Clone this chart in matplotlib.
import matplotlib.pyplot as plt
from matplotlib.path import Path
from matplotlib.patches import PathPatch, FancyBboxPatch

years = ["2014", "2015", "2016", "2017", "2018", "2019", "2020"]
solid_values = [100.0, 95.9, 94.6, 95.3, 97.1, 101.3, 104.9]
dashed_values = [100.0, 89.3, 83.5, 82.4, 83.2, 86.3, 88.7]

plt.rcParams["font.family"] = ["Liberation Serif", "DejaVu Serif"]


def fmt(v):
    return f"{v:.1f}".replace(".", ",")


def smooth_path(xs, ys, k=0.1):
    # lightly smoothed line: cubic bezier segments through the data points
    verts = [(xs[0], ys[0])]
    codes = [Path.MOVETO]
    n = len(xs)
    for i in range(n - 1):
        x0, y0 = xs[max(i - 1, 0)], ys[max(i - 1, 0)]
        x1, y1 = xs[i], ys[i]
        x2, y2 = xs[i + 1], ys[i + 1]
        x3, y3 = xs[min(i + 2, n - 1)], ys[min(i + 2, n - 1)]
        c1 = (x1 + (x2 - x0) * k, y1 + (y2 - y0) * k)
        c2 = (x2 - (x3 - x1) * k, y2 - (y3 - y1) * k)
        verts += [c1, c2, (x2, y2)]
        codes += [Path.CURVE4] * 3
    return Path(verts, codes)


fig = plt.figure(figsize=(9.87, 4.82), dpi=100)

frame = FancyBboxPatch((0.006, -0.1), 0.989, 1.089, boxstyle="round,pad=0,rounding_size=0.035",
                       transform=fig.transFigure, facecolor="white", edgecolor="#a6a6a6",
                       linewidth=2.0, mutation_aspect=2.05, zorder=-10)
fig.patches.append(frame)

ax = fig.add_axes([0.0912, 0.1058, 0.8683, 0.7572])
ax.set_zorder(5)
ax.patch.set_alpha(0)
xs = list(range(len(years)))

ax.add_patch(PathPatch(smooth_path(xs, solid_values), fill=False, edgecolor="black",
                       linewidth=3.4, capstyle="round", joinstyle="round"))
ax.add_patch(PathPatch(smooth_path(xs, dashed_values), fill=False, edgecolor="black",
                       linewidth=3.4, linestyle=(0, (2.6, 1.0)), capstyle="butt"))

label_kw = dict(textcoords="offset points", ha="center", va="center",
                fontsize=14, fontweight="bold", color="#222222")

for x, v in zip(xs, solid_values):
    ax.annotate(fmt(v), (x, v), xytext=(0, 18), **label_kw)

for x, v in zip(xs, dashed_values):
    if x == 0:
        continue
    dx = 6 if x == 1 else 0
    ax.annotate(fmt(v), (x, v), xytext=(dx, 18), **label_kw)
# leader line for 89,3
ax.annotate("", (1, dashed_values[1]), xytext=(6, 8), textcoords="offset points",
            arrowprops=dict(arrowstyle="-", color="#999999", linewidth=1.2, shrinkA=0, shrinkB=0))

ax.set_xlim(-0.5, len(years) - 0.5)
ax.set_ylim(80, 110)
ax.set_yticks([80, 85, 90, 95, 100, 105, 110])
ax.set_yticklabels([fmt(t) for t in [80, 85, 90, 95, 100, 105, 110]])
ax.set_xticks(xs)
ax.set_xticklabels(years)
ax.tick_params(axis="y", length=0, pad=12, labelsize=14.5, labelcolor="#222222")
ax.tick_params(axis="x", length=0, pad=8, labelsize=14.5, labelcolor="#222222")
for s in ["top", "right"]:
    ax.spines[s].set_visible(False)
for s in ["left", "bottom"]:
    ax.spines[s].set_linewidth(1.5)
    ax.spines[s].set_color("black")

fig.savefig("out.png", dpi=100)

--

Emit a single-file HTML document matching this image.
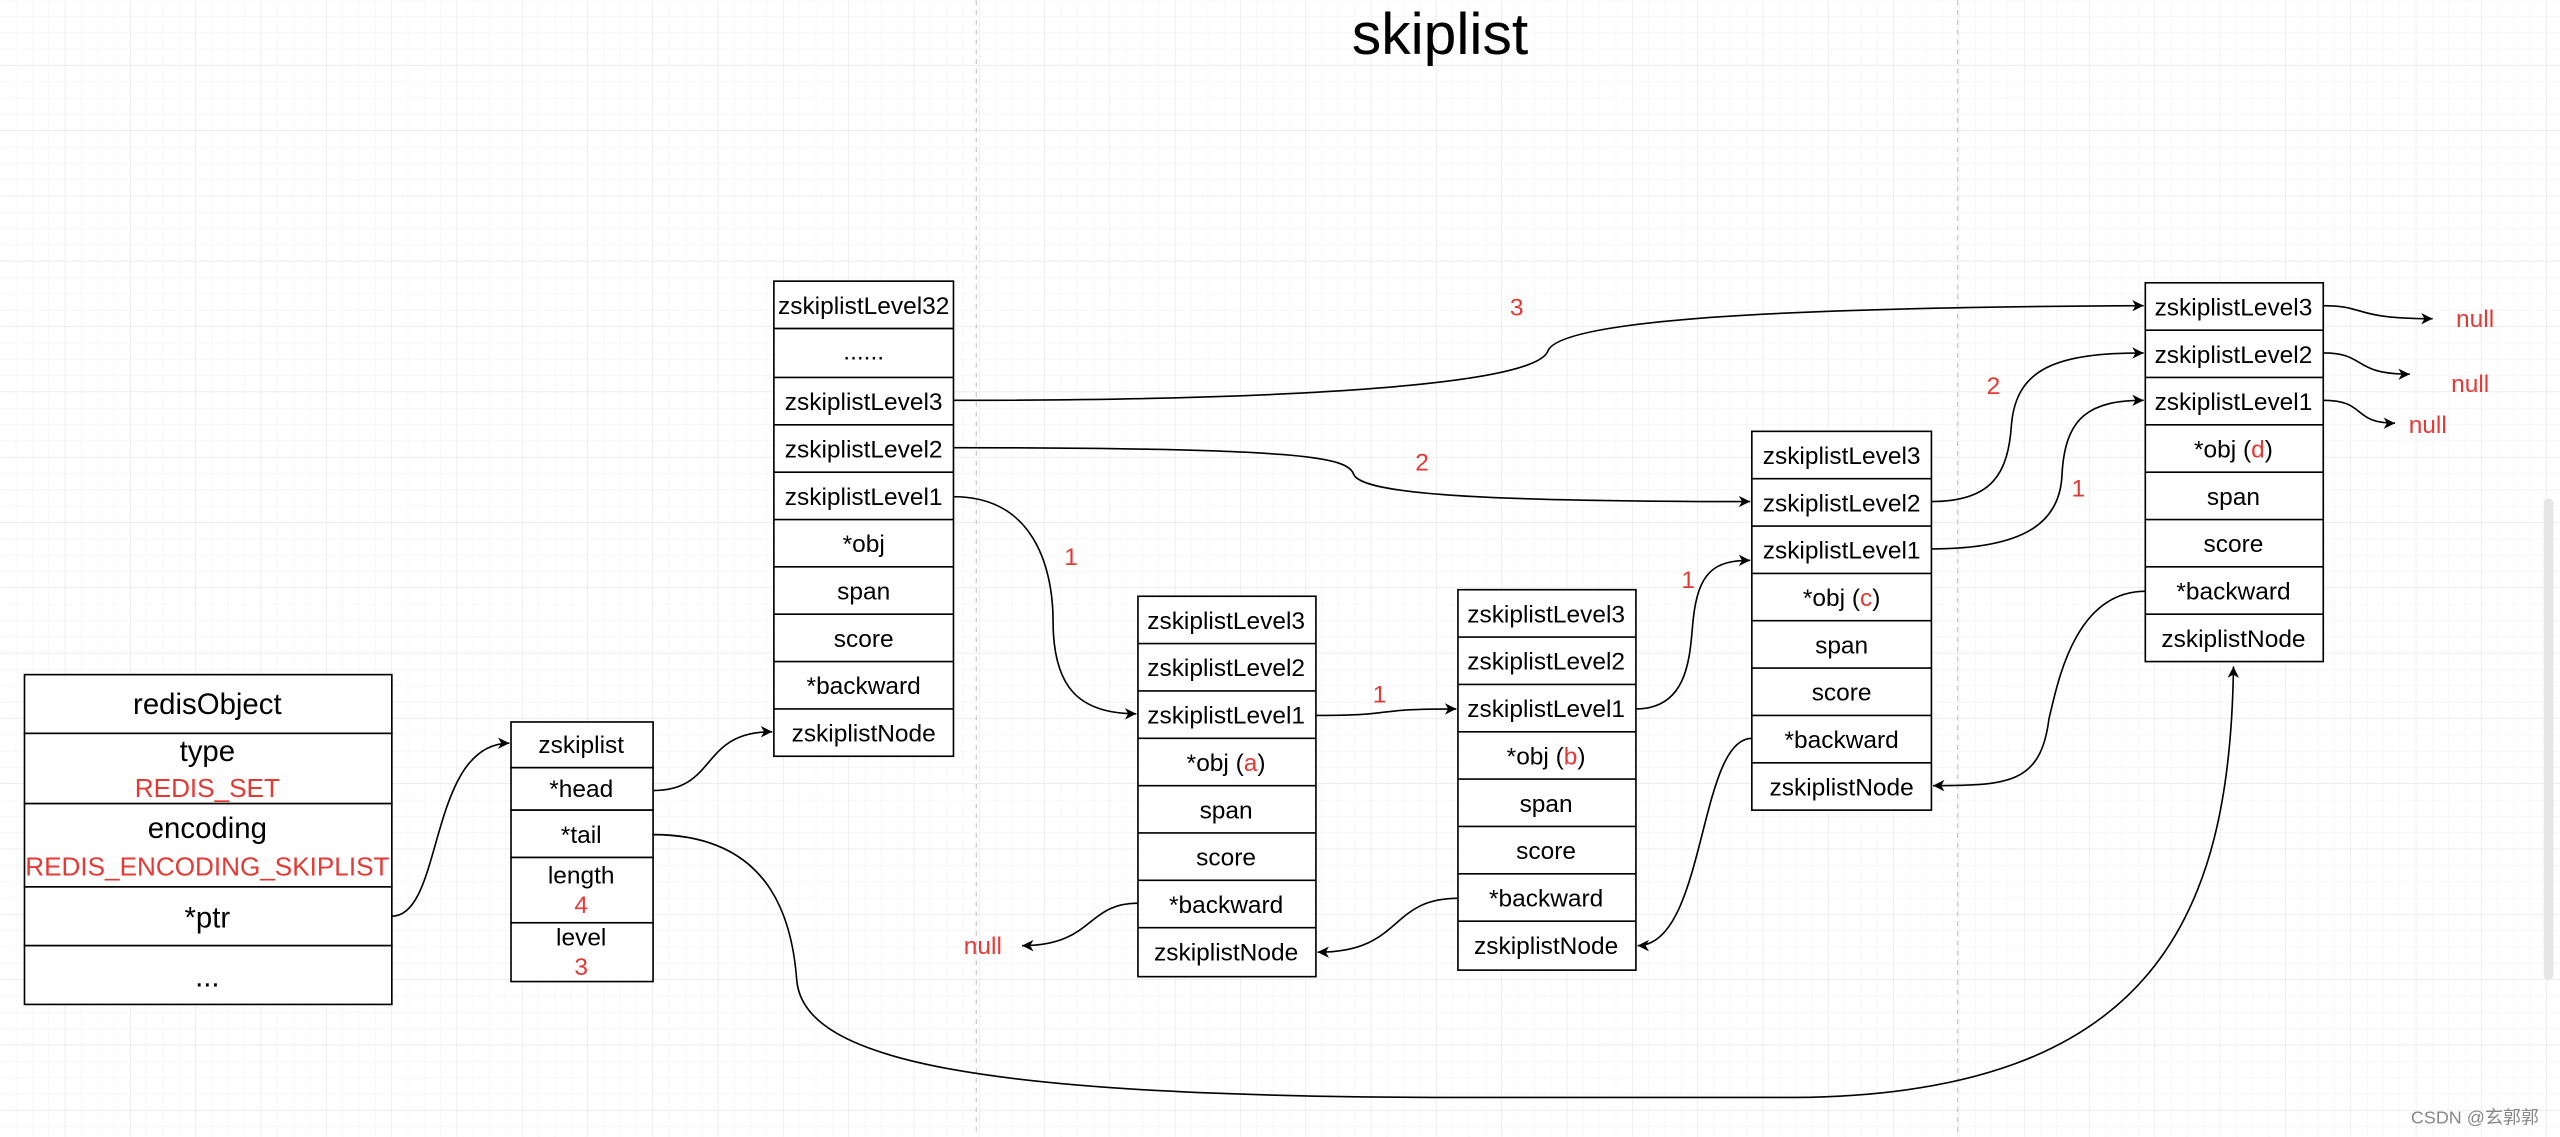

==

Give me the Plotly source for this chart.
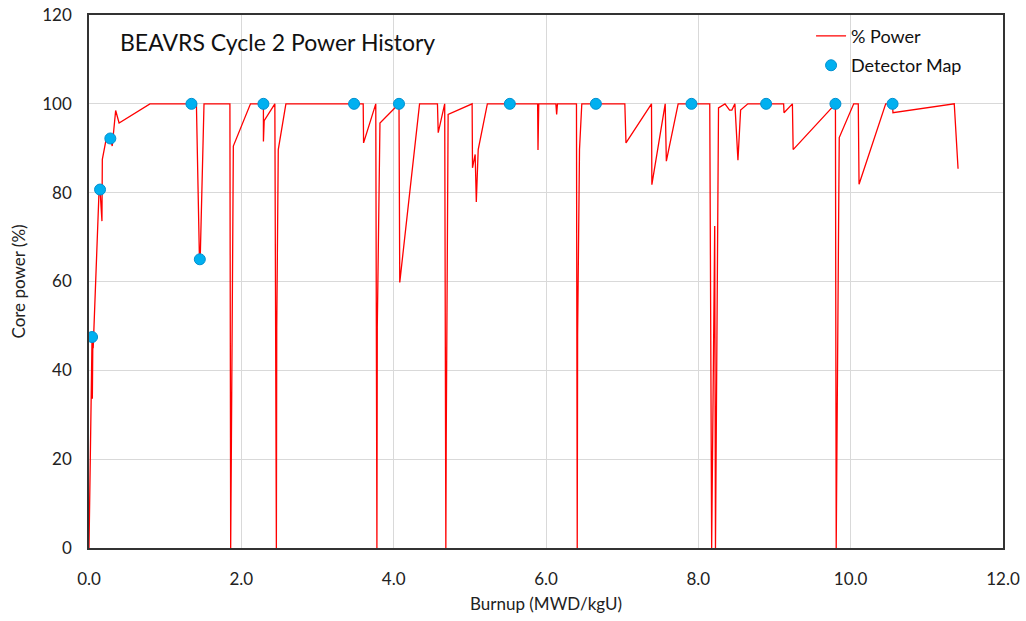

Exercise
Return exactly the lines above from the line that has "Clone this chart in matplotlib." through the line that has "dashed_values = [100.0, 89.3, 83.5, 82.4, 83.2, 86.3, 88.7]", inclusive, and nothing else.

Solution
Clone this chart in matplotlib.
import matplotlib.pyplot as plt
from matplotlib.path import Path
from matplotlib.patches import PathPatch, FancyBboxPatch

years = ["2014", "2015", "2016", "2017", "2018", "2019", "2020"]
solid_values = [100.0, 95.9, 94.6, 95.3, 97.1, 101.3, 104.9]
dashed_values = [100.0, 89.3, 83.5, 82.4, 83.2, 86.3, 88.7]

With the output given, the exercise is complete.